What is responsible travel?

An interview with Heather Magnussen, Responsible Travel & Sustainability Manager, Audley

What exactly does it mean to travel responsibly?

That’s something we ask ourselves every day here at Audley and I have to be honest — it’s hard to define. The phrase ‘responsible travel’ encompasses a wide range of issues, from ecology and conservation to preserving local communities to supporting women and girls to simply improving our own employees’ quality of life.

We have a holistic approach and work hard to ensure that thoughtful sustainability infuses every aspect of our business. We try to do a little better each day and have a series of initiatives to pursue specific aspects.

Can you tell us a little about some of those initiatives?

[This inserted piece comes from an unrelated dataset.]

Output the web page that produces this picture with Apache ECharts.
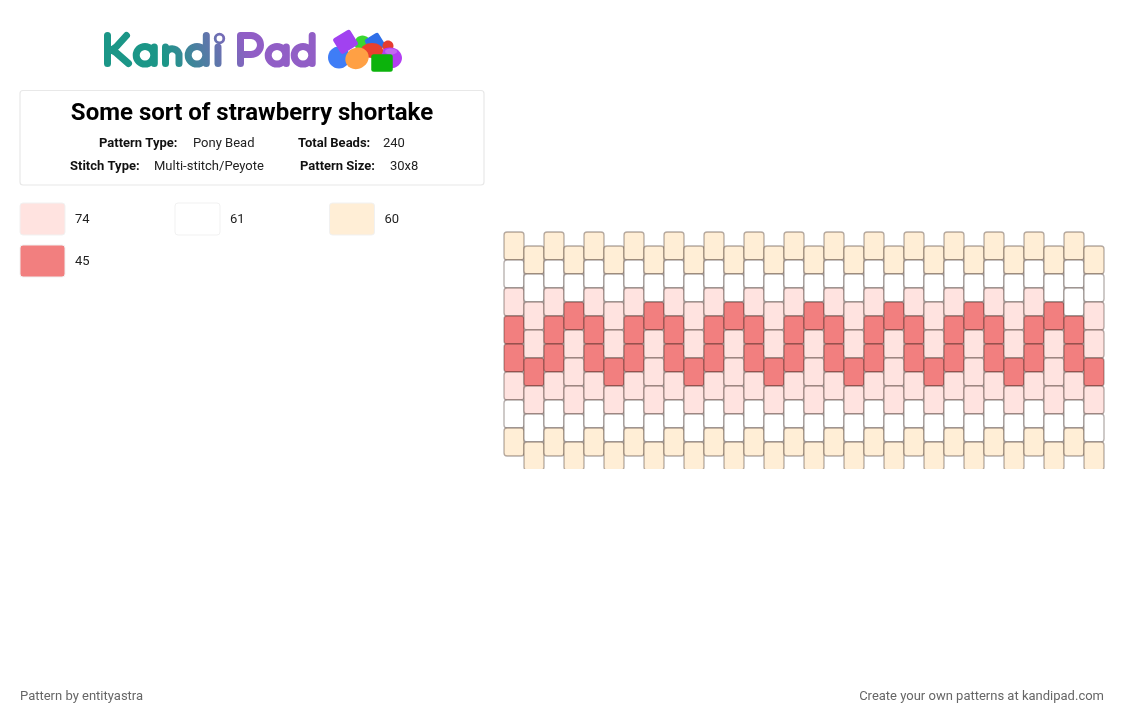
<!DOCTYPE html>
<html><head><meta charset="utf-8">
<style>html,body{margin:0;padding:0;background:#fff}#c{width:1124px;height:720px}</style>
<script src="https://cdn.jsdelivr.net/npm/echarts@6/dist/echarts.min.js"></script>
</head><body><div id="c"></div>
<script>
const titleText = "Some sort of strawberry shortake";
const infoLabels = ["Pattern Type:", "Total Beads:", "Stitch Type:", "Pattern Size:"];
const infoValues = ["Pony Bead", "240", "Multi-stitch/Peyote", "30x8"];
const footerLeft = "Pattern by entityastra";
const footerRight = "Create your own patterns at kandipad.com";
const swatchKeys = ["P", "W", "C", "R"];
const swatchCounts = [74, 61, 60, 45];
const beadColors = { P: "#FFE3E0", W: "#FFFFFF", C: "#FFEED6", R: "#F27F7F" };
// one string per column, top to bottom: C cream, W white, P pink, R red
const columns = [
  "CWPRRPWC", "CWPPRPWC", "CWPRRPWC", "CWRPPPWC", "CWPRRPWC", "CWPPRPWC",
  "CWPRRPWC", "CWRPPPWC", "CWPRRPWC", "CWPPRPWC", "CWPRRPWC", "CWRPPPWC",
  "CWPRRPWC", "CWPPRPWC", "CWPRRPWC", "CWRPPPWC", "CWPRRPWC", "CWPPRPWC",
  "CWPRRPWC", "CWRPPPWC", "CWPRRPWC", "CWPPRPWC", "CWPRRPWC", "CWRPPPWC",
  "CWPRRPWC", "CWPPRPWC", "CWPRRPWC", "CWRPPPWC", "CWWRRPWC", "CWPPRPWC"
];

const beads = [];
columns.forEach((col, c) => {
  col.split("").forEach((key, r) => beads.push([c, r * 2 + (c % 2), key]));
});

const FONT = "Roboto";
const txt = (x, y, text, o) => ({
  type: "text", x, y, silent: true,
  style: Object.assign({ text, fontFamily: FONT, fontSize: 13, fill: "#222", verticalAlign: "middle" }, o || {})
});

const logoStroke = {
  type: "linear", global: true, x: 170, y: 72, x2: 246, y2: 40,
  colorStops: [{ offset: 0, color: "#1B9687" }, { offset: 1, color: "#915EC6" }]
};
const logoPath = (pathData, w) => ({
  type: "path", silent: true, shape: { pathData },
  style: { fill: "none", stroke: logoStroke, lineWidth: w || 7, lineCap: "round", lineJoin: "round" }
});
const ring = (cx, cy, r) => `M${cx - r} ${cy}A${r} ${r} 0 1 1 ${cx + r} ${cy}A${r} ${r} 0 1 1 ${cx - r} ${cy}Z`;
const logoLetters = () => [
  logoPath("M107.5 35.5V63.5M126.5 35.5L116.5 46.5Q113.5 50 108 50Q113.5 50 116.5 53L128.5 63.5"),
  logoPath(ring(145, 55.2, 8.8) + "M154.3 47V63.5"),
  logoPath("M165.5 47V63.5M165.5 54A7 7 0 0 1 179 54V63.5"),
  logoPath(ring(197, 55.2, 8.8) + "M206.3 35.5V63.5"),
  logoPath("M218 47V63.5"),
  logoPath(ring(219.5, 38.5, 4.3), 2.8),
  logoPath("M240.5 63.5V35.5H251A9.5 9.5 0 0 1 251 54.5H240.5"),
  logoPath(ring(277, 55.2, 8.8) + "M286.3 47V63.5"),
  logoPath(ring(303, 55.2, 8.8) + "M312.2 35.5V63.5")
];
const ball = (cx, cy, rx, ry, fill, rot) => ({
  type: "ellipse", silent: true, shape: { cx: 0, cy: 0, rx, ry }, x: cx, y: cy, rotation: rot || 0, style: { fill }
});
const block = (cx, cy, w, h, fill, rot) => ({
  type: "rect", silent: true, shape: { x: -w / 2, y: -h / 2, width: w, height: h, r: 2.5 }, x: cx, y: cy, rotation: rot || 0, style: { fill }
});
const logoBeads = [
  ball(339, 57.5, 11, 11, "#3F7DF6"),
  ball(362.5, 43.5, 8, 8, "#3AD62F"),
  block(375, 43, 16, 16, "#2F6FE8", 0.55),
  ball(388, 46, 5.5, 5.5, "#E53C30"),
  ball(390, 58, 12, 10.5, "#B23EF2"),
  ball(391, 51.5, 6, 3, "#C468F2"),
  ball(372, 50.5, 11, 7.5, "#E8402F"),
  block(345.5, 41.8, 20, 18, "#A142F0", 0.55),
  ball(357, 58.3, 12, 10.5, "#FFA044", 0.5),
  block(382, 63, 21.5, 17.5, "#0CB30C", 0)
];

const infoBox = {
  type: "rect", silent: true, z: -1, shape: { x: 20, y: 90.5, width: 464, height: 94.5, r: 3 },
  style: { fill: "#fff", stroke: "#E8E8E8", lineWidth: 1.2 }
};
const infoX = [[99, 193], [298, 383], [70, 154], [300, 390]];
const infoY = [144, 144, 167, 167];
const infoTexts = [];
infoLabels.forEach((l, i) => {
  infoTexts.push(txt(infoX[i][0], infoY[i], l, { fontWeight: 700, fontSize: 13, fill: "#111" }));
  infoTexts.push(txt(infoX[i][1], infoY[i], infoValues[i], { fontSize: 13, fill: "#222" }));
});

const swatchX = [20, 175, 329.5, 20];
const swatchY = [203, 203, 203, 245];
const swatchEls = [];
swatchKeys.forEach((k, i) => {
  swatchEls.push({
    type: "rect", silent: true,
    shape: { x: swatchX[i], y: swatchY[i], width: 45, height: 32, r: 3 },
    style: { fill: beadColors[k], stroke: "#F1F1F1", lineWidth: 1 }
  });
  swatchEls.push(txt(swatchX[i] + 55, swatchY[i] + 16.5, String(swatchCounts[i])));
});

const chart = echarts.init(document.getElementById("c"), null, { renderer: "canvas", width: 1124, height: 720 });
chart.setOption({
  animation: false,
  backgroundColor: "#fff",
  title: {
    text: titleText, left: 247, top: 94, textAlign: "center", z: 5,
    textStyle: { fontFamily: FONT, fontSize: 24, fontWeight: 700, color: "#000", lineHeight: 30 }
  },
  grid: { left: 503, top: 231, width: 602, height: 238 },
  xAxis: { type: "value", min: -0.05, max: 30.05, show: false },
  yAxis: { type: "value", inverse: true, min: -1 / 14, max: 17 - 1 / 14, show: false },
  series: [{
    type: "custom",
    coordinateSystem: "cartesian2d",
    clip: true,
    data: beads,
    encode: { x: 0, y: 1 },
    renderItem: (params, api) => {
      const p = api.coord([api.value(0), api.value(1)]);
      const s = api.size([1, 2]);
      const key = beads[params.dataIndex][2];
      return {
        type: "rect",
        shape: { x: p[0], y: p[1], width: s[0], height: s[1], r: 3 },
        style: { fill: beadColors[key], stroke: "rgba(50,30,25,0.36)", lineWidth: 1.3 }
      };
    }
  }, {
    type: "custom",
    coordinateSystem: "none",
    silent: true,
    data: [0],
    renderItem: () => ({ type: "group", children: logoLetters() })
  }],
  graphic: { elements: [
    infoBox,
    ...logoBeads, ...infoTexts, ...swatchEls,
    txt(20, 697, footerLeft, { fill: "#666" }),
    txt(1104, 697, footerRight, { fill: "#666", align: "right" })
  ] }
});
</script>
</body></html>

We started by writing policies that guarantee high standards, both in our offices and our destinations. To improve transparency and keep ourselves accountable, we publish our policies, and then make annual public reports on our progress.

Additionally, this is a really broad and complex issue, so we’ve found experts who can help inform our choices and policies. For instance, we were certified as a Travelife Partner in January 2020 and we’ve recently started calculating our trips’ carbon footprint with eCollective.

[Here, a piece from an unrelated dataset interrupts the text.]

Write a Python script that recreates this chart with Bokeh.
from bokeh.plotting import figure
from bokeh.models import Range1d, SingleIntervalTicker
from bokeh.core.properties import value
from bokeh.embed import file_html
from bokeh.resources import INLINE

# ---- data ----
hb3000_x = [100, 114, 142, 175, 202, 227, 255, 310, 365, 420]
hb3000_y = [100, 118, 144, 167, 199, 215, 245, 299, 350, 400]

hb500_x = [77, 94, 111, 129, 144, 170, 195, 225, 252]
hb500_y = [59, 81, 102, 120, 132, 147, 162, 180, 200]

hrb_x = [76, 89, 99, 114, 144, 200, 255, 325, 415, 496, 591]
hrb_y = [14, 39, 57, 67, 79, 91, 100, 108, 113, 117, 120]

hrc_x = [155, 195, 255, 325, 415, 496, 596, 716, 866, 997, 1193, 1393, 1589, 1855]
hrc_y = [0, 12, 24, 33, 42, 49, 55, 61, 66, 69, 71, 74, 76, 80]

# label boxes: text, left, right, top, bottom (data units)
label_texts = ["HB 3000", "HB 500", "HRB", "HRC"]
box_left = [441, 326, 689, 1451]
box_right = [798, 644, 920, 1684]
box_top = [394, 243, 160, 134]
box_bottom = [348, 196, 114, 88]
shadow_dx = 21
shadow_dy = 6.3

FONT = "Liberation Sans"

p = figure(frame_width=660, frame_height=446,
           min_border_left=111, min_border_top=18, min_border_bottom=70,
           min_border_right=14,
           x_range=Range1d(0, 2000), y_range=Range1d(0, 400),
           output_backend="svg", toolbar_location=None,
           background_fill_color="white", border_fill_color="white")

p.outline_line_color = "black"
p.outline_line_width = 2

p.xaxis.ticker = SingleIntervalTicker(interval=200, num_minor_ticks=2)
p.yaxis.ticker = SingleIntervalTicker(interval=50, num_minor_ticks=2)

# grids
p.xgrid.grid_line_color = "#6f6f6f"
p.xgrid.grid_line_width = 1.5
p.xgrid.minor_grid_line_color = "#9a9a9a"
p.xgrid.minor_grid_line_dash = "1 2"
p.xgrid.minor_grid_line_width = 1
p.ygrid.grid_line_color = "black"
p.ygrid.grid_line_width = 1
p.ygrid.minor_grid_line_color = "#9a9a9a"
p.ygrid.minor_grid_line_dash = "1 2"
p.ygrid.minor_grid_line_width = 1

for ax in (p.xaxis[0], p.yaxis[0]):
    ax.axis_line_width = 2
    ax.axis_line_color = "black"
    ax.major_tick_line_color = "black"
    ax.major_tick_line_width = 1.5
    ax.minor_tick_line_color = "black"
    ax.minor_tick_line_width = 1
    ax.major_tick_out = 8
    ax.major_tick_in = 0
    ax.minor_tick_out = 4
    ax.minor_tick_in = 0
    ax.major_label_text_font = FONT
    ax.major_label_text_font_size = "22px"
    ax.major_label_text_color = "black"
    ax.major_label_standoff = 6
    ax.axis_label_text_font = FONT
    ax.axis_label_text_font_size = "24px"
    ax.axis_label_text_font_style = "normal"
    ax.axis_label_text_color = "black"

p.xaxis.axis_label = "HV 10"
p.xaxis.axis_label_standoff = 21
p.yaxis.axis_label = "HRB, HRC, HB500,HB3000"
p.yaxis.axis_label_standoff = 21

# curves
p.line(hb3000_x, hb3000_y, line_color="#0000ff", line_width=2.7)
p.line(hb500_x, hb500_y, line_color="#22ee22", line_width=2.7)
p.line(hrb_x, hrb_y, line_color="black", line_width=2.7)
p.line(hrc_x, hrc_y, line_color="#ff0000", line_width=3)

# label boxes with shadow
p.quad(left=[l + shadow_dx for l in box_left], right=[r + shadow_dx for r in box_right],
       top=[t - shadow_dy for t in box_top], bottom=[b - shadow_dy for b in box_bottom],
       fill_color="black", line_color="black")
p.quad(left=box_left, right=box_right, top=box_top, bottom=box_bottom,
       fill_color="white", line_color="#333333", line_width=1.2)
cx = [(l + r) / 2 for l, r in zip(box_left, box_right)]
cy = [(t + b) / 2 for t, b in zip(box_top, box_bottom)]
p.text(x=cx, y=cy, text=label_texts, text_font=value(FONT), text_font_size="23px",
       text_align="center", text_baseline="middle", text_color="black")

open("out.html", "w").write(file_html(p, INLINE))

We’re also in the process of spotlighting hotels and experiences that have strong sustainability qualifications. Eventually, clients who are interested in improving their sustainability will be able to choose from that menu of options.

Tell us about one of these sustainable experiences?

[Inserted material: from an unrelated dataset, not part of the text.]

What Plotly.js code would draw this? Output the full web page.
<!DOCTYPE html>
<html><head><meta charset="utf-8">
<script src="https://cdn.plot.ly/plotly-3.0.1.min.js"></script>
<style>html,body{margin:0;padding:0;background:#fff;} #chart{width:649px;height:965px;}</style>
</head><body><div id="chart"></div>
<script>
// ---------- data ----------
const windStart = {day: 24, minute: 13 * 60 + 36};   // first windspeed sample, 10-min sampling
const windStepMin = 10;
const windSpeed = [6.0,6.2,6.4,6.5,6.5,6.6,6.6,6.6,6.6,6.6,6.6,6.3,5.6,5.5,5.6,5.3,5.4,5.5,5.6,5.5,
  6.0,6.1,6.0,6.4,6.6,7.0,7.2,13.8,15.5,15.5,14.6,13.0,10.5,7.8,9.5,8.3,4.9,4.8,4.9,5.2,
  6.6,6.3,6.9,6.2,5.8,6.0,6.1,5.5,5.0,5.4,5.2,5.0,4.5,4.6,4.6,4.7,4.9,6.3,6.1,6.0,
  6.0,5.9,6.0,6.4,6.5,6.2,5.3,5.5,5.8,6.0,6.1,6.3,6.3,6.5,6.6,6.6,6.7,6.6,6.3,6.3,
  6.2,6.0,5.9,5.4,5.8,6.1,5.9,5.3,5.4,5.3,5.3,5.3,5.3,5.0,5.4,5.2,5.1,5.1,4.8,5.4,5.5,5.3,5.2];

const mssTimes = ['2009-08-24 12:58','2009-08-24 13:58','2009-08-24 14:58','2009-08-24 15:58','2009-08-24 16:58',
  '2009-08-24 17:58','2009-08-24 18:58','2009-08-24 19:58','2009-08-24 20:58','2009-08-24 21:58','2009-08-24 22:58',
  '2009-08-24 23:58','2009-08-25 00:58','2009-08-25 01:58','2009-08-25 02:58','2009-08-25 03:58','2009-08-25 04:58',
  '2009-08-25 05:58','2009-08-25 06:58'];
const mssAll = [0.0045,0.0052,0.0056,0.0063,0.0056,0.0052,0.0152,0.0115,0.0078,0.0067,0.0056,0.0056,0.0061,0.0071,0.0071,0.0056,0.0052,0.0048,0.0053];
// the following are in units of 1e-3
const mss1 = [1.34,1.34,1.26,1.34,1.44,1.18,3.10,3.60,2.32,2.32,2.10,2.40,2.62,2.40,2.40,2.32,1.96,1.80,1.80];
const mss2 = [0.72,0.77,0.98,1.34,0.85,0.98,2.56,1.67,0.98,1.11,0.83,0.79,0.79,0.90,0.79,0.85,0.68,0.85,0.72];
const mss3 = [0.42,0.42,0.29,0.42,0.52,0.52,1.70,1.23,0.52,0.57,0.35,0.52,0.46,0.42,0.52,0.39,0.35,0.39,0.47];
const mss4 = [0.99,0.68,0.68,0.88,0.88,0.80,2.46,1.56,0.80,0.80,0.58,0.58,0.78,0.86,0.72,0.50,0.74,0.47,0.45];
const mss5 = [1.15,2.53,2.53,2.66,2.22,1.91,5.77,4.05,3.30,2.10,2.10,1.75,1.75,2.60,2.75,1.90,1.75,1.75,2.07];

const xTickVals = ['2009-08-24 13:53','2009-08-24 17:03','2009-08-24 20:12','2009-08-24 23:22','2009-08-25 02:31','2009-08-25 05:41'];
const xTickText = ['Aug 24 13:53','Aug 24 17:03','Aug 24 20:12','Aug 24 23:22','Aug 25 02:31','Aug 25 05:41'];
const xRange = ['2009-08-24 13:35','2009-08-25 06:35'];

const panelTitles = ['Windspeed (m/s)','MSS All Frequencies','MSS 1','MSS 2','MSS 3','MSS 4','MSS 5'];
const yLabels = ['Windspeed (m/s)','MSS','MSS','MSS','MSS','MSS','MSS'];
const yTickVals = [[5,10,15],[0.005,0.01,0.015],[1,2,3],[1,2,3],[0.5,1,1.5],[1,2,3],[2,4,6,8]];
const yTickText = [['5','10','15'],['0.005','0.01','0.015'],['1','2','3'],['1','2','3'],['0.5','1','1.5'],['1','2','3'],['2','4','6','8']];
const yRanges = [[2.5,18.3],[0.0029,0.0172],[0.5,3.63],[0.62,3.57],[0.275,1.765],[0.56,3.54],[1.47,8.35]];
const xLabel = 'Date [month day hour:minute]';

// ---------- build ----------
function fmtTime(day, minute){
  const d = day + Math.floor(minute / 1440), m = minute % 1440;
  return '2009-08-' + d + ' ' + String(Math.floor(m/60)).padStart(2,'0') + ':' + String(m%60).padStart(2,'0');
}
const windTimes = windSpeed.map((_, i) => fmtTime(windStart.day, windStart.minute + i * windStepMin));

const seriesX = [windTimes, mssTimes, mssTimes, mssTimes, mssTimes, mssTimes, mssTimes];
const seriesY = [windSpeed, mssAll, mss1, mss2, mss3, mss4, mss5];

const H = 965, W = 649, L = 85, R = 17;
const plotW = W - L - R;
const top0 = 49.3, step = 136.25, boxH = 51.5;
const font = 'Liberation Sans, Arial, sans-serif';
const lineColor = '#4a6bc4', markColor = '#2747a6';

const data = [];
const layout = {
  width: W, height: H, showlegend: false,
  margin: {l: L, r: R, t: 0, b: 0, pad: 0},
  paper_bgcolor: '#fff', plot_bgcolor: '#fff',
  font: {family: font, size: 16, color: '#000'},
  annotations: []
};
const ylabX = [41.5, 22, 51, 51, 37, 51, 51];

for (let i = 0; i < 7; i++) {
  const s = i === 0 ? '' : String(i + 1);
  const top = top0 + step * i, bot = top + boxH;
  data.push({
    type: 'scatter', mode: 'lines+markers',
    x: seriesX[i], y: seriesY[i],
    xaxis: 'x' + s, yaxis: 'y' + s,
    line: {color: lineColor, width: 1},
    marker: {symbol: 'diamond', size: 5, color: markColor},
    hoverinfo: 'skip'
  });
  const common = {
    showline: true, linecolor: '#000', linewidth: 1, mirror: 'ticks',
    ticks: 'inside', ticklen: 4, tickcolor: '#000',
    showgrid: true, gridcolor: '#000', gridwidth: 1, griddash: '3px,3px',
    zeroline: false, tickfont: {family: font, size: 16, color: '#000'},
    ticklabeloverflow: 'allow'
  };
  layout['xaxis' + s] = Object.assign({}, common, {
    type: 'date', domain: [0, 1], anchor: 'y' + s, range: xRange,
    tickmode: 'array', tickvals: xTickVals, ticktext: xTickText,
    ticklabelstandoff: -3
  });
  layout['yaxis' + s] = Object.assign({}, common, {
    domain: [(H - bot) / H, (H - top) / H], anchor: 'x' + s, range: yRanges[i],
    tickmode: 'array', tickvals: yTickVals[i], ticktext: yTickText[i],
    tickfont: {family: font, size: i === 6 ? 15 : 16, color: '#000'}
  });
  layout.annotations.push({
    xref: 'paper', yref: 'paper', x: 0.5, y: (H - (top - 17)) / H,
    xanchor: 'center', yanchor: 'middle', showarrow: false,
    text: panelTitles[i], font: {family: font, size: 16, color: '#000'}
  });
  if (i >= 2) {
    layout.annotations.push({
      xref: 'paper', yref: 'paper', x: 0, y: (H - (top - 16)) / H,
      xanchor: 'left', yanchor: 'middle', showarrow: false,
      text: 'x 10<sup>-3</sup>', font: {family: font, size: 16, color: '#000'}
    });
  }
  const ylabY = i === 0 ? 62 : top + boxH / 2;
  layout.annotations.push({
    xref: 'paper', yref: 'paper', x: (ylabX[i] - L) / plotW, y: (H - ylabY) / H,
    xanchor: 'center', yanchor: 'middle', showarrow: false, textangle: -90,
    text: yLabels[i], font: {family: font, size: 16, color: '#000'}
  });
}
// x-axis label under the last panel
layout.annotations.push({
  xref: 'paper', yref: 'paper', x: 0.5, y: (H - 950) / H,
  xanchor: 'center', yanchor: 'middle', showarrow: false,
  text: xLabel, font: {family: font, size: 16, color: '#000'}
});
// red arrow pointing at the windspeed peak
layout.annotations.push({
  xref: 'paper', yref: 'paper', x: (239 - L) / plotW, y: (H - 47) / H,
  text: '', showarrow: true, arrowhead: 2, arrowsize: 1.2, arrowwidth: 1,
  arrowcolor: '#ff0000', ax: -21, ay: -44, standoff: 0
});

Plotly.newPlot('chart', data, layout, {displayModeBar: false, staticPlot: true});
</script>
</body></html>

There are so many it’s hard to choose but I think a personal favourite is a chance to track jaguars in the Pantanal. We work with the Onçafari Association, who are dedicated to preserving and protecting these vital animals. I love this experience because it really embodies everything that’s excellent about responsible travel.

Not only does a client’s visit support their important work, it also gives them the best chance of spotting the elusive big cats. And the association’s passion for education gives the client a much richer experience while also bolstering the animals’ chances of survival.

How did Audley Travel get started with sustainability?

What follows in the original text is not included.